Earlier Trump posted on his social media platform Truth Social, demanding Illinois Governor JB Pritzker and Chicago Mayor Brandon Johnson, both Democrats, should be jailed for resisting his deployment of National Guard troops to Chicago.

Asked on what grounds Pritzker and Brandon should be jailed, Trump said: "I have seen the law and when you have a group of people have police call off safety for ice officials, I have understood that and read it today in numerous journals that that is illegal."
National Guard troops from Texas are now positioned outside Chicago, despite a lawsuit by the state and city to block their deployment.
Trump invited a 'roundtable' of right wing YouTubers, bloggers and online personalities to the White House to discuss "Antifa".
Antifa is short for 'anti-fascist.' The term, which those present repeatedly insisted was a "real" group, does not refer to a single group, but rather a broad description of protesters against fascism, racism and far-right extremism.
At one point during the roundtable, Homeland Security Secretary Kristi Noem claimed police had arrested the girlfriend of "one of the founders of Antifa". Antifa has no "founders".
The President branded protesters "insurrectionists" - a particular choice of words.
The unhinged US President said last night he would consider invoking the "insurrection act" to allow him to overrule Democrat state governors who resist his bids to send the military into their states.
A judge on Sunday blocked Trump from sending National Guard troops from California into Oregon - second legal ruling against his invasion in 24 hours.
On Saturday he'd been blocked by the same judge from calling up Oregon's own National Guard - prompting Trump to attempt to deploy troops from another state to circumvent the ruling.
Despite Trump claiming the city is "war-ravaged," there is no widespread or ongoing unrest in Portland, Oregon.
Nor has there been, as the White House claims, violence targeting federal immigration authorities.

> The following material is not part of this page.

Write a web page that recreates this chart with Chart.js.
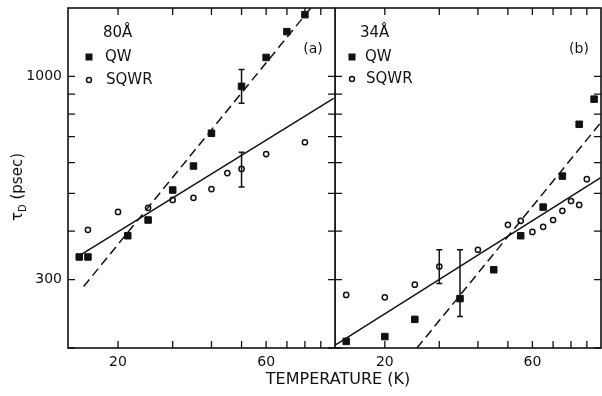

Nor has the city been "taken over" by left-wing "domestic terrorists."
“This is a nation of Constitutional law, not martial law,” wrote District Judge Karin Immergut, a Trump appointee, in her judgement.
"If I had to enact it, I'd do it, if people were being killed and courts were holding us up, or governors or mayors were holding us up," he told reporters in the Oval Office.
"You look at what's happening with Portland over the years, it's a burning hell hole," he added. "And then you have a judge that lost her way that tries to pretend that there's no problem."
Invoking the Insurrection Act would allow the President to deploy the military within US borders, or call up states' National Guard troops to put down Trump's claimed "insurrection."
Pro-democracy groups have described using US military troops to quell nonviolent protests against the President's policies as "unthinkable."
Chicago, another target for Trump's invasion, is expected to see hundreds of Illinois National Guard nationalised to do the bidding of the White House, with more apparently on their way from Texas - all against the wishes of Governor JB Pritzker.